Bong Joon-ho, “Mother” (2008)
There aren’t many good movies these days where the central character is a middle-aged woman. Of course she’s a mother – most women her age are mothers after all – but never was there a mother like the unnamed Mother (played by Kim Hye-ja) whose protective instincts for her son Do-joon (Won Bin) and sense of justice combine to make her an unstoppable force of nature, resulting in her finding out things she really doesn’t want or need to know, getting into dangerous situations and behaving in ways she’ll later regret. Right from the start, you know Mother is no ordinary woman: the film’s opening scenes set her standing or walking alone in a vast sea of wild greenery, looking as if she’s communing with the spirits of the trees, the earth and the sky; later we see her in her herbal shop, cutting up some strange dried roots and an inspector comes by to chide her for practising acupuncture without a licence. The suggestion that Mother is a throwback to Korea’s shamanic tradition, usually passed down from mother to daughter, is strong. We see Mother going about her business and learn that she has an adult son who might be mentally retarded and is easily led astray by his friend Jin-tae (Jin Gu). An early scene hints that Mother and Do-joon may have an incestuous relationship though perhaps the simplest explanation is that Mother has always had Do-joon in her bed since the day he was born.
Do-joon is accused of beating a teenage schoolgirl to death and is forced to sign a confession by the police. Mother simply cannot believe her son is capable of murder so she enlists the help of police and a lawyer to help clear his name, only to be frustrated at their apathy or incompetence so she resorts to playing detective herself. This investigation leads her into a near-confrontation with gang violence and some seedy information about the teenage victim among other things.

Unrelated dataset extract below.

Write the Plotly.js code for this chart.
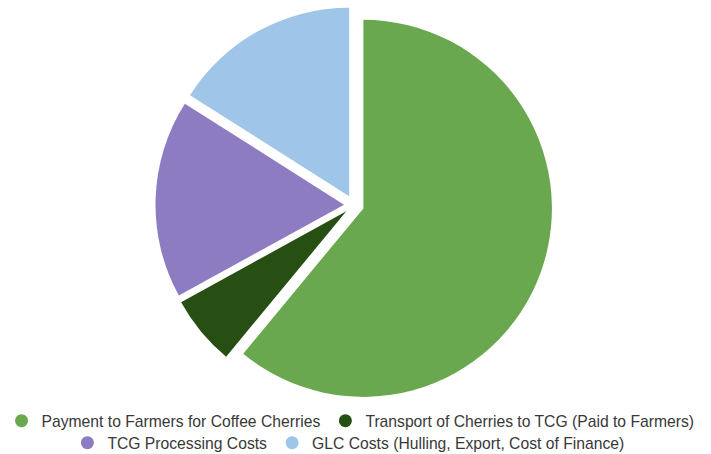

One thing about this movie is that it never settles into one thing or one stereotype about people. Is the film a crime film, a social commentary or a character study thriller? It’s a bit of everything: “Mother” sweeps from one genre to another as Mother impulsively dives into one perilous situation and then another, oblivious to her own safety until actually threatened, at which point she may scuttle somewhere, hide or just lash out instinctively without thought for the consequences. You kind of sense that director Bong himself lost control of the plot at times and allowed his star Kim to drag him and the film crew into wild rural locations which, though beautiful on the screen, were also uncomfortable: in later scenes, Mother treks through mud and marsh just to reach a lone eccentric in his shack and the film crew has to follow. Kim Hye-ja gives everything she has to her role as Mother and holds the whole film together despite her unassuming manner.
In the end (OK, spoiler alert here), the police find the culprit but in a way that suggests that, nasty enough fellow though he is, he has also been tortured into making a confession. By this time, Mother herself has become a changed woman. Her investigations have come to naught but has she learnt something about herself and the people around her? Will Mother be more conforming, more considerate of others, more thoughtful about her actions and their impact on others? Will she be a less attractive character as a result?
As for the other characters, Won as Do-joon gives a good impression as the son who can be amazingly lucid at times yet is clearly immature and needs the kind of guidance that Mother and Jin-tae aren’t able to give. Something about him hints that he may indeed be capable of murder. In short, like Mother he just can’t be pinned down to a good-guy or bad-guy stereotype. Everyone else serves as a means of highlighting the system that victimises Mother and Do-joon as outsiders and leads Mother to commit desperate acts; so folks may appear to be one thing in one situation and then something else again in another. Generally what we see here through “Mother” is Bong’s exploration of a society that is rigid, self-controlled and self-censoring, treating people as things to push around when it wants and demanding much out of them. To survive in such a society, people end up being two-faced: the lawyer is initially officious and demands a hefty fee, then becomes a drunken womaniser; the police are lazy yet quick to punish; teenagers may be good kids at school and at home and still get involved in trading sexual favours.
No wonder that Mother is only really at peace when she is in contact with Nature which becomes an essential character in the movie: there are many scenes with rural or semi-rural backgrounds, all lovingly filmed in a lingering way, so beautiful and so appealing to the eye. If movies could be travelogues for countries, then “Mother” could be one for provincial South Korea, just for the countryside and the picturesque houses alone; as for the people who populate the place, I’m not so sure … Even so, Nature is a pretty hard partner to manage and Mother’s own nature, operating on emotion and intuition, leads her into situations and actions that can be horrific.
There are some really very powerful issues within this movie about the nature of Korean society and the oppression that people like Mother and Do-joon suffer under it, and how it affects the way they think and act and must cope with the consequences of their behaviour.